I guess I needed to make myself vulnerable. I was sick of the facts, the bare facts, the hard, scientific facts. I was saying: Look at me, seeking among the dubious. Doing something stupid, something stark raving mad. Look at me, risking being wrong.

Tourism is a big deal in Israel. You can hire a guide to take you to the famous desert of Ein Gedi, to Qumran where the Dead Sea Scrolls were found, and to Masada, where Jewish rebels held off Roman centurions until they could hold them off no longer. Or you can take a tour with Grant Arthur in his Mazda CX-7 and travel to places no one’s heard of and listen, with as much skepticism as you please, as he conjures a history at highway junctions and distant points in the desert. Battles took place just on the other side of that security fence, he’ll tell you. Miracles happened right here at this electrical substation. There are some who express no skepticism at all on such a tour. They believe every word and don’t give a damn about your hard facts. Deal with it.
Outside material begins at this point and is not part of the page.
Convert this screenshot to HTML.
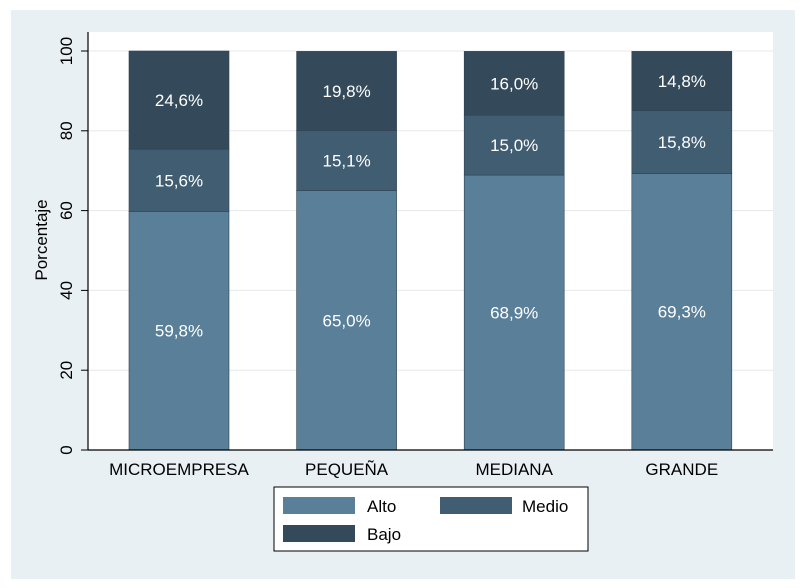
<!DOCTYPE html>
<html><head><meta charset="utf-8"><style>
body{margin:0;background:#fff;font-family:"Liberation Sans",sans-serif}
svg{display:block}
</style></head><body>
<svg width="803" height="588">
<rect x="11" y="10" width="784" height="569" fill="#e9f0f3"/>
<rect x="88" y="32" width="685" height="418" fill="#fff"/>
<g id="grid"></g>
<g id="bars"></g>
<g id="axes"></g>
<g>
<rect x="274" y="487" width="314" height="64" fill="#fff" stroke="#000" stroke-width="1"/>
<rect x="283" y="497" width="72" height="17" fill="#5a7f99"/>
<text x="367" y="512" font-size="17">Alto</text>
<rect x="440" y="497" width="72" height="17" fill="#415d72"/>
<text x="522" y="512" font-size="17">Medio</text>
<rect x="283" y="525" width="72" height="17" fill="#344a5a"/>
<text x="367" y="540" font-size="17">Bajo</text>
</g>
<text transform="translate(47,240) rotate(-90)" text-anchor="middle" font-size="17">Porcentaje</text>
</svg>
<script>
const categories=["MICROEMPRESA","PEQUEÑA","MEDIANA","GRANDE"];
const alto=[59.8,65.0,68.9,69.3];
const medio=[15.6,15.1,15.0,15.8];
const bajo=[24.6,19.8,16.0,14.8];
const yTicks=[0,20,40,60,80,100];
const NS="http://www.w3.org/2000/svg";
const y=v=>450-v*3.99;
const x=i=>129+i*167.6;
const bw=100;
function mk(t,a,p){const e=document.createElementNS(NS,t);for(const k in a)e.setAttribute(k,a[k]);p.appendChild(e);return e;}
const grid=document.getElementById('grid'),bars=document.getElementById('bars'),axes=document.getElementById('axes');
yTicks.forEach(t=>{
 if(t>0){const g=mk('line',{x1:88,x2:773,y1:y(t),y2:y(t),stroke:'#e6eaec'},grid);
 
 }
 const tk=mk('line',{x1:81,x2:88,y1:y(t),y2:y(t),stroke:'#000'},axes);
 
 
 const lb=mk('text',{transform:`translate(72,${y(t)}) rotate(-90)`,'text-anchor':'middle','font-size':17},axes);
 lb.textContent=t;
 
 
});
const fmt=v=>v.toFixed(1).replace('.',',')+'%';
categories.forEach((c,i)=>{
 const segs=[[alto[i],0,'#5a7f99','alto'],[medio[i],alto[i],'#415d72','medio'],[bajo[i],alto[i]+medio[i],'#344a5a','bajo']];
 segs.forEach(([v,b,col,n])=>{
  const r=mk('rect',{x:x(i),y:y(b+v),width:bw,height:y(b)-y(b+v),fill:col,stroke:'#2d4252','stroke-width':0.6},bars);
  
  
  const t=mk('text',{x:x(i)+bw/2,y:y(b+v/2)+6,'text-anchor':'middle','font-size':17,fill:'#fff'},bars);
  t.textContent=fmt(v);
  
  
 });
 const cl=mk('text',{x:x(i)+bw/2,y:475,'text-anchor':'middle','font-size':17},axes);
 cl.textContent=c;
 
 
});
const ya=mk('line',{x1:88,x2:88,y1:32,y2:450,stroke:'#000','stroke-width':1.2},axes);


const xa=mk('line',{x1:88,x2:773,y1:450,y2:450,stroke:'#000','stroke-width':1.2},axes);


</script>
</body></html>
I never received an apology from Grant Arthur for turning my life upside down. “You wouldn’t be here if you needed an apology,” he said to me. “You’re here. You’re happy. What’s to apologize for?” I wasn’t sure I should just forgive and forget, but he did his best to convince me that there was no reason to hold a grudge, or even to ask him, “Why me?” “Remember, I didn’t reach out to you,” he would say. “You emailed me.” He was suggesting that he might have done nothing more than make a website for a dental practice on which to publish parts of the Cantaveticles if I hadn’t emailed Seir Design and demanded the site be taken down. “The message comes when the message is needed,” he would say. “I didn’t steal your identity, Paul. I returned it.” And: “If you doubt any of this, you are already on the right path.” He always wore a beige vest with mesh pockets and a pair of cargo pants, had a neat little beard and perfect WASP teeth. “Most men live their lives vacillating between hope and fear,” he’d say. “Hope for heaven, on the one hand, fear of nothingness on the other. But now consider doubt. Do you see all the problems it solves, for man and for God?”

The life of the Ulms continued to grow online. I was so wrapped up at the time in the appropriation of my identity that I wasn’t aware until later just how much more was going on. A book was published called A Partial History of the Dispossessed, by Tomas Stover, a professor emeritus at the University of Auckland, with chapters on the Jews, the Maori, the Native Americans, as well as less publicized dispossessions — the Akunsi, the Chaggossians of Diego Garcia, and of course the Ulms. Other historians countered with articles and denunciations, which changed the focus of the group’s Wikipedia page. There was an inexorable logic to it all when the main focus became not Amalekite slaughters and the debate over Israeli aggression but the right of some people to make loose claims about their historical legitimacy, to publish books about it and stand by it as established fact. It was this controversy that secured the page’s permanence. Now it’s a more or less stable document, its partisans stalemated in a zero-sum game, in the collapse of absolutes brought to you online. But still they tweak, and correct, and caution one another to remain civil, above all to try and remain neutral.